### A run of records
++++++
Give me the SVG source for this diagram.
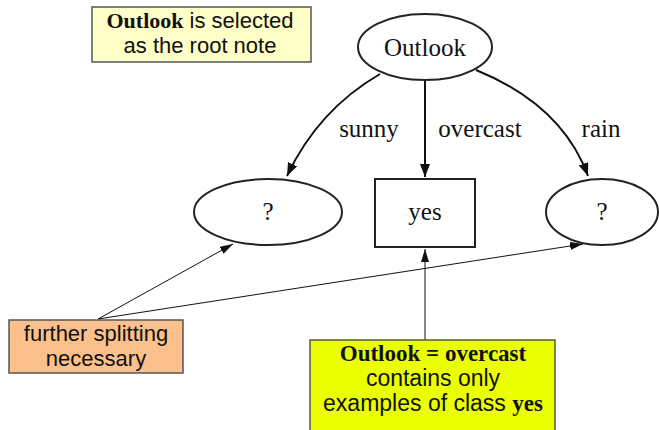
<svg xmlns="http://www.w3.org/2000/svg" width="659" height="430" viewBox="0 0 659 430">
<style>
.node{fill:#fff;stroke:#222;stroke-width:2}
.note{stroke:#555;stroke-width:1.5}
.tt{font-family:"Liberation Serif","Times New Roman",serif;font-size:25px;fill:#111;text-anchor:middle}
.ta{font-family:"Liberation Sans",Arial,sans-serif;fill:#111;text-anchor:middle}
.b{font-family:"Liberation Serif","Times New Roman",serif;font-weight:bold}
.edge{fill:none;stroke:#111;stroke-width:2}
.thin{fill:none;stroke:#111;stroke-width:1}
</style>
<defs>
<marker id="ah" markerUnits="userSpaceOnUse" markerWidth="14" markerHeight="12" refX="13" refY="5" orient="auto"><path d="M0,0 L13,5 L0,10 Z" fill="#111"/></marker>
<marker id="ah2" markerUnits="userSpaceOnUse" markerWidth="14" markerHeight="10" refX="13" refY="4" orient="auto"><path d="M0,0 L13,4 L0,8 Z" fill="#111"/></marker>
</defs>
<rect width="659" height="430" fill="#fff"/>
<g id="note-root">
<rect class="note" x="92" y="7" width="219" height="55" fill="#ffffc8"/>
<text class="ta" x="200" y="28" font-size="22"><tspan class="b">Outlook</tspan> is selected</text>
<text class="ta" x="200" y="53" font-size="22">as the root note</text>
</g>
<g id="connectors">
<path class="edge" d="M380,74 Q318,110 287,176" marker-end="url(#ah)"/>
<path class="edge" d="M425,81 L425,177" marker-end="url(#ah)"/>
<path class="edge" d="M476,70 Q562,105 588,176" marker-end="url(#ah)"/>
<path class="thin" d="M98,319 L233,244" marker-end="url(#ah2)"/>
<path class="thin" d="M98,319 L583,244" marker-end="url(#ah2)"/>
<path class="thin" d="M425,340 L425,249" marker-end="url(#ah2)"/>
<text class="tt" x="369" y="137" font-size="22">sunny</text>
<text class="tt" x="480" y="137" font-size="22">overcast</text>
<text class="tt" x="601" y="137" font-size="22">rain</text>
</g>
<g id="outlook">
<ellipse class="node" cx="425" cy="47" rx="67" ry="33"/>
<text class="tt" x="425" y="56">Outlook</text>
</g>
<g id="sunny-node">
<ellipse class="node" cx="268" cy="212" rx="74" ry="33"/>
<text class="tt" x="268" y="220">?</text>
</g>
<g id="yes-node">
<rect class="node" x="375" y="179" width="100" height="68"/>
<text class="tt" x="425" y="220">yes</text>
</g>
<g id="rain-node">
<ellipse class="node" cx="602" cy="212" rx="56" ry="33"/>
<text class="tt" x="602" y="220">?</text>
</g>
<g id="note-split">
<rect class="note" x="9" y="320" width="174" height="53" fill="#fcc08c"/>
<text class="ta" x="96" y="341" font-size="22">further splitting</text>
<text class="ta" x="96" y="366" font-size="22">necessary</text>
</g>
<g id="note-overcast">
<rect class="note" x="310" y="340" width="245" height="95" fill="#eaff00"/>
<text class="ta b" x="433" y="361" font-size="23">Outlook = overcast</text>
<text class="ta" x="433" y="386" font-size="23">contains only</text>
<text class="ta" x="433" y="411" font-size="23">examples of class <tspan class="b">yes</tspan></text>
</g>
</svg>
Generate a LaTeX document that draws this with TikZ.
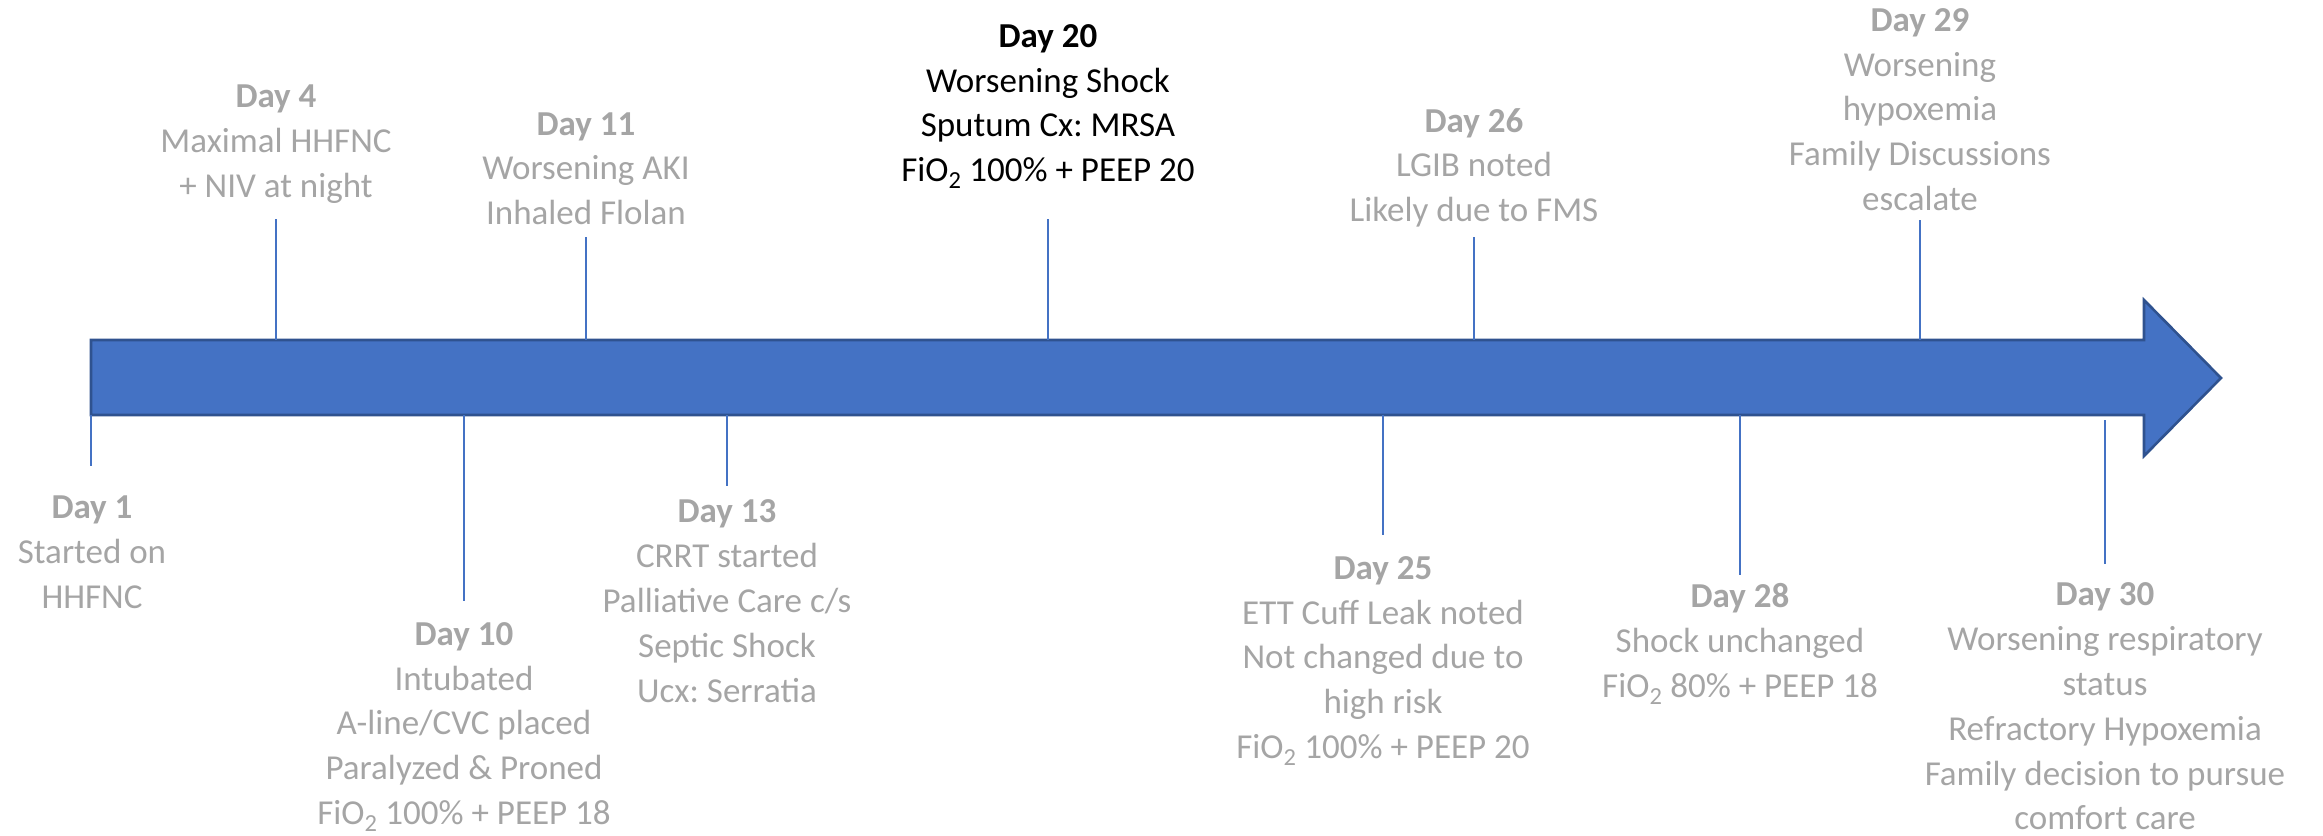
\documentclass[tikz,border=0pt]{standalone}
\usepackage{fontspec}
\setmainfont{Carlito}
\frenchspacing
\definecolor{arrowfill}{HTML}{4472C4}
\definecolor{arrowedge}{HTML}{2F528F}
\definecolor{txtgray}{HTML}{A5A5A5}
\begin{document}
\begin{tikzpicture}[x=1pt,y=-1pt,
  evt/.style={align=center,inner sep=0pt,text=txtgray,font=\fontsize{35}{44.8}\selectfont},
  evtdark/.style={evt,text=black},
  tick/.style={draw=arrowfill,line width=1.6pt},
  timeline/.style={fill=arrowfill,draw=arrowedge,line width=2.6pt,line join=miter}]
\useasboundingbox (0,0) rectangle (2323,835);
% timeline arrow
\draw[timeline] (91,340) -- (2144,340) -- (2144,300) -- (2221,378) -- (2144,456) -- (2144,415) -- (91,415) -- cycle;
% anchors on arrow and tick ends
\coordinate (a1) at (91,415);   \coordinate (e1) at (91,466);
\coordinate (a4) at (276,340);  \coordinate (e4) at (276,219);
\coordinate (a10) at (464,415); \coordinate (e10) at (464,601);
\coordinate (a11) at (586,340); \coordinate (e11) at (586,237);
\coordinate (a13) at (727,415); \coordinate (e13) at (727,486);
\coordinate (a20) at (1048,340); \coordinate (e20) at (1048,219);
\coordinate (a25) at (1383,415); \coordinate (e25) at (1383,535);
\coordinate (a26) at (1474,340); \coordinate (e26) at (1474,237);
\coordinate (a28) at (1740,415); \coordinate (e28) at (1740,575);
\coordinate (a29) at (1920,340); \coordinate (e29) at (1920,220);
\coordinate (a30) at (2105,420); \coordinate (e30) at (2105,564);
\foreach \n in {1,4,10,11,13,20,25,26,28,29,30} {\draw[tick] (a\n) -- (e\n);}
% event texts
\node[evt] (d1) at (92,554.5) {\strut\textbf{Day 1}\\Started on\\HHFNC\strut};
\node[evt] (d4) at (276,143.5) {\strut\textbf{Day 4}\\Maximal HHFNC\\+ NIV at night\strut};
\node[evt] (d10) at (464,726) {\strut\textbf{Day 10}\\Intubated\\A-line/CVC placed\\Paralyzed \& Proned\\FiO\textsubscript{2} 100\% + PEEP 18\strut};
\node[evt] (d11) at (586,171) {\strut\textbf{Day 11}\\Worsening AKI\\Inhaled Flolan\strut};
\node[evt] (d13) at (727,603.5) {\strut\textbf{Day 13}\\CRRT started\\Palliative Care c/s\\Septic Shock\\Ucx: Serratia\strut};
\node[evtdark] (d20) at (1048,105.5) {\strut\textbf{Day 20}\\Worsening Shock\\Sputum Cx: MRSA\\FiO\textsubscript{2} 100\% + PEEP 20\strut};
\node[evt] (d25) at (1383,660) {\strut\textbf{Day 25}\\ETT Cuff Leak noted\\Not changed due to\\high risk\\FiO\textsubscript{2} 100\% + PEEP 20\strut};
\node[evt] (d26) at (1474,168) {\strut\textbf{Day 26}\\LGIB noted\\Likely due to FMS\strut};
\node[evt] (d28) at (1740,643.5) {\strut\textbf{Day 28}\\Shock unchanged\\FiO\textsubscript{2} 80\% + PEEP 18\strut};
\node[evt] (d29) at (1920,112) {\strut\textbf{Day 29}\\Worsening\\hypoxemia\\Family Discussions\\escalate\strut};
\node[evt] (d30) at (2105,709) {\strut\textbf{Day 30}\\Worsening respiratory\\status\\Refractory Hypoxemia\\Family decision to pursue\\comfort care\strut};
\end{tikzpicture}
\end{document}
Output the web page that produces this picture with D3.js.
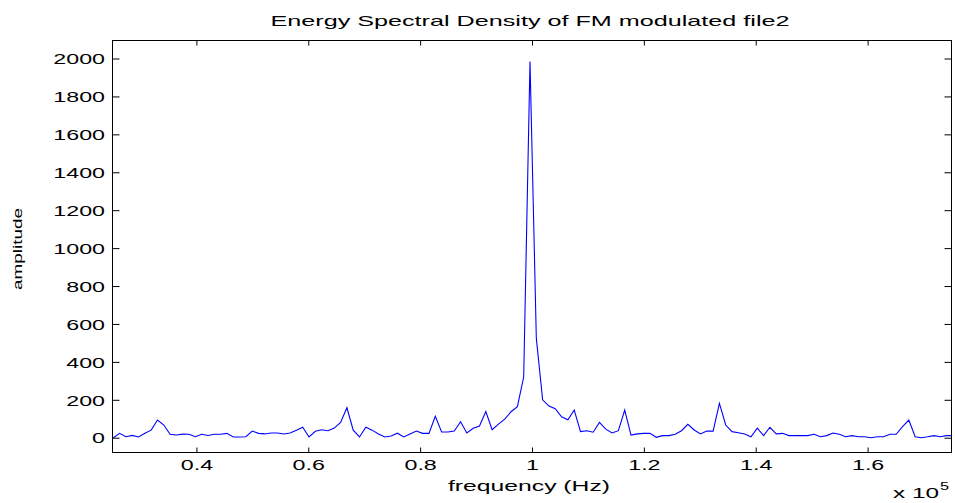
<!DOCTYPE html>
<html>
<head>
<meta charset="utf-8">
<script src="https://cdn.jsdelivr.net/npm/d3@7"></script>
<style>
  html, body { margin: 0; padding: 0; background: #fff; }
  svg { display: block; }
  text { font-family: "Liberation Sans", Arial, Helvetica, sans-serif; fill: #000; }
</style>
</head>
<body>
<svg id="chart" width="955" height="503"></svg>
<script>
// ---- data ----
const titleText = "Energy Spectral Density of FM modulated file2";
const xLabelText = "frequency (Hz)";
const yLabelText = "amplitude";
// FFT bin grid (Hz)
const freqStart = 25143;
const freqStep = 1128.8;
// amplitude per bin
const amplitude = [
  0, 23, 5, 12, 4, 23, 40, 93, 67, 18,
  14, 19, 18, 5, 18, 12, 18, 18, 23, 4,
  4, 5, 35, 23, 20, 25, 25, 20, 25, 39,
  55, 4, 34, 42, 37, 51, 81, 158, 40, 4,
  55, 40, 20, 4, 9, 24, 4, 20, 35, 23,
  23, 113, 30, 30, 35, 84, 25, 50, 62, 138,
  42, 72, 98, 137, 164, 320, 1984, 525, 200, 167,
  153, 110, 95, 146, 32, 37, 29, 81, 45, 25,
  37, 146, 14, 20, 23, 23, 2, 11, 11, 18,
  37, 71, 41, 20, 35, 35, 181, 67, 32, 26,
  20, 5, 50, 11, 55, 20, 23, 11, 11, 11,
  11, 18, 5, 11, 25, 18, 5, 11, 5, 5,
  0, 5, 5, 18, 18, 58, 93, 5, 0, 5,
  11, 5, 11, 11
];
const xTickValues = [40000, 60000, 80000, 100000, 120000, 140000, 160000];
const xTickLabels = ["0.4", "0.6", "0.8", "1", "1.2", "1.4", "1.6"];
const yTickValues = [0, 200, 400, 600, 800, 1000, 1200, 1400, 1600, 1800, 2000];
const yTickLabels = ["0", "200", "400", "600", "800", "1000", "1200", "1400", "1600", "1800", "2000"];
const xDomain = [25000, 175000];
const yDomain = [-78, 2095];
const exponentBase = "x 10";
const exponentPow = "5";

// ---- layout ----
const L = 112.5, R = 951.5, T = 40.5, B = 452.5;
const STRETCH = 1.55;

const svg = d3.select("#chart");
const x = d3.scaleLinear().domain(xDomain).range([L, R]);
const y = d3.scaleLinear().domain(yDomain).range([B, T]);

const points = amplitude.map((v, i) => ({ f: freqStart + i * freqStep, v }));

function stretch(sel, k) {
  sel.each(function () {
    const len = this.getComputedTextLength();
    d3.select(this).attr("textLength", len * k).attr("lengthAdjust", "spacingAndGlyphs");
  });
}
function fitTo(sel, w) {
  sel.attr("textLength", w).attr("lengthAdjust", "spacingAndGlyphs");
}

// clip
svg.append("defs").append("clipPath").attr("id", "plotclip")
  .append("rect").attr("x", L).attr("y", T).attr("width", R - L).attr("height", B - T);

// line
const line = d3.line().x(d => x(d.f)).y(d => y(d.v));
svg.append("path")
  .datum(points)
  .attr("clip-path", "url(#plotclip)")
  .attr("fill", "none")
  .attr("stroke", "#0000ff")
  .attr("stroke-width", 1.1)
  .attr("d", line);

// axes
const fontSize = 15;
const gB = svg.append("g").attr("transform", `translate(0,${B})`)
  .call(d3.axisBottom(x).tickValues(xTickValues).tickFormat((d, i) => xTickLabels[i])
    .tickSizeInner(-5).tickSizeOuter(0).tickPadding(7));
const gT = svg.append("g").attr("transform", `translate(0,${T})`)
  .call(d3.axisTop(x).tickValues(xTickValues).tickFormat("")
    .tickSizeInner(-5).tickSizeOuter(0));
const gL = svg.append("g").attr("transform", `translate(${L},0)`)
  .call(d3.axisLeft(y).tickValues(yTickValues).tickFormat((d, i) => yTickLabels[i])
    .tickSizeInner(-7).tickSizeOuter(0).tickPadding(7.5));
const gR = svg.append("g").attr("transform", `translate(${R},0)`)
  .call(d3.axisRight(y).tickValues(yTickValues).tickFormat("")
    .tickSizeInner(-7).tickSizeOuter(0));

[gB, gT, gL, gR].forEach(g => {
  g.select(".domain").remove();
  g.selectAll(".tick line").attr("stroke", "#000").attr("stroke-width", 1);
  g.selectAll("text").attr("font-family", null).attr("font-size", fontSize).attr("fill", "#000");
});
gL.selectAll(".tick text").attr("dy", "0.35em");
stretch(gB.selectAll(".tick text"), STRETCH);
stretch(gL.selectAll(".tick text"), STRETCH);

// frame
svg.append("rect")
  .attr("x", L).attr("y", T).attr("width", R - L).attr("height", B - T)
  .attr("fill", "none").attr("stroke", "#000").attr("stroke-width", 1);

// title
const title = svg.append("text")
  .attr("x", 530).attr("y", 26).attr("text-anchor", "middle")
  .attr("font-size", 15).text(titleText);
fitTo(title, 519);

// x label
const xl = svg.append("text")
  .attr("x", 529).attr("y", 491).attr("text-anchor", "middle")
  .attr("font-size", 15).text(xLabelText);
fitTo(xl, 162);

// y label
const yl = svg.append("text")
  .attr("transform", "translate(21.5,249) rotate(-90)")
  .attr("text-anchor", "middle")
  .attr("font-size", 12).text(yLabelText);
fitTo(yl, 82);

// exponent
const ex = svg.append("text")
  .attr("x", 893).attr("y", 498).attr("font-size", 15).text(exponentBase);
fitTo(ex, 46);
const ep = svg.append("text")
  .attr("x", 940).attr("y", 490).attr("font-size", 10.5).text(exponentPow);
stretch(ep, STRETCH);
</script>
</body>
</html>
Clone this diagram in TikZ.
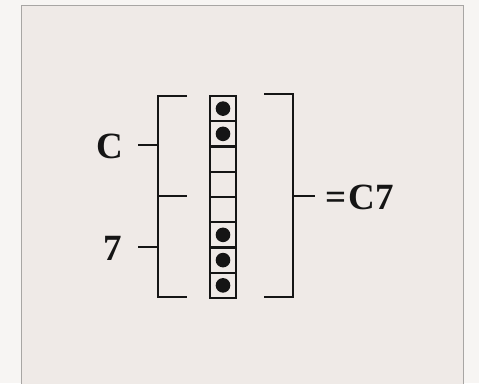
++++++
### Prompt
Which lines contain "diagram"? Copy each of them out.

### Answer for the task
Give me the SVG source for this diagram.
Clone this diagram in TikZ.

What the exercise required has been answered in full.